Legal Action and Supreme Court Ruling
On June 5th, 1956, the Montgomery Federal Court ruled that any law requiring segregation on buses violated the 14th Amendment. This proved unpopular with the city, which appealed to the United States Supreme Court, but it upheld the Montgomery Federal Court decision. Buses in Montgomery, at last, became desegregated on December 21st, 1956.
Resistance to Desegregation
The desegregation met with opposition, and the city retained segregated bus stops, only desegregating the buses. Snipers fired into buses, and other violent actions ensued. Later, four black churches were bombed, and a bomb was discovered at the home of Dr Martin Luther King Jr. The events in Montgomery resulting from Rosa Parks’ protest were responsible for bringing Rev. Martin Luther King Jr. to prominence as a national civil rights leader.
Rosa Parks Later Life
Parks received honors for her actions, but this did not stop some people from persecuting her. She moved to Detroit shortly after the boycott ended and eventually found work as a secretary and receptionist for an Afro-American congressman, John Conyers. She remained in his employ until 1988.
Parks was also active in the Black Power movement and supported political prisoners in the United States. After she eventually retired, Parks wrote her autobiography and promoted the need for justice.
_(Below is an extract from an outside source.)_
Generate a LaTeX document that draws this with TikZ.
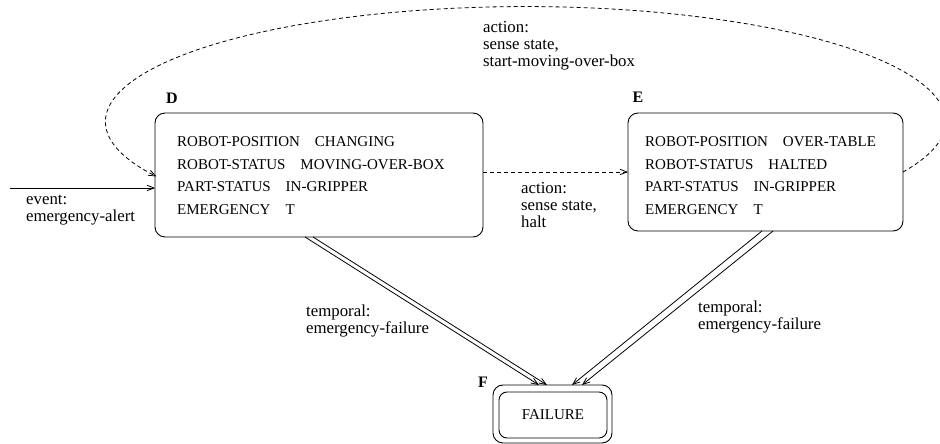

She was the first woman to be allowed to lie in honor at the capitol rotunda upon her death in 2005. Two states (California and Missouri) celebrate Rosa Parks Day on her birthday, February 4th, and three more commemorate her arrest on December 1st (Ohio, Oregon, and Texas).
A Single Protest
In essence, Rosa Parks carried out a single protest on her way home from work. A protest that led to the defeat of segregation on public transport occurred. The subsequent campaign following her arrest spread and eventually led to Dr Martin Luther King Jr. coming to prominence as a civil rights movement leader, which impacted the lives of countless African Americans and American society. Rosa Parks contribution to that movement can now be celebrated annually across the United States on Black Independence Day, also known as Juneteenth.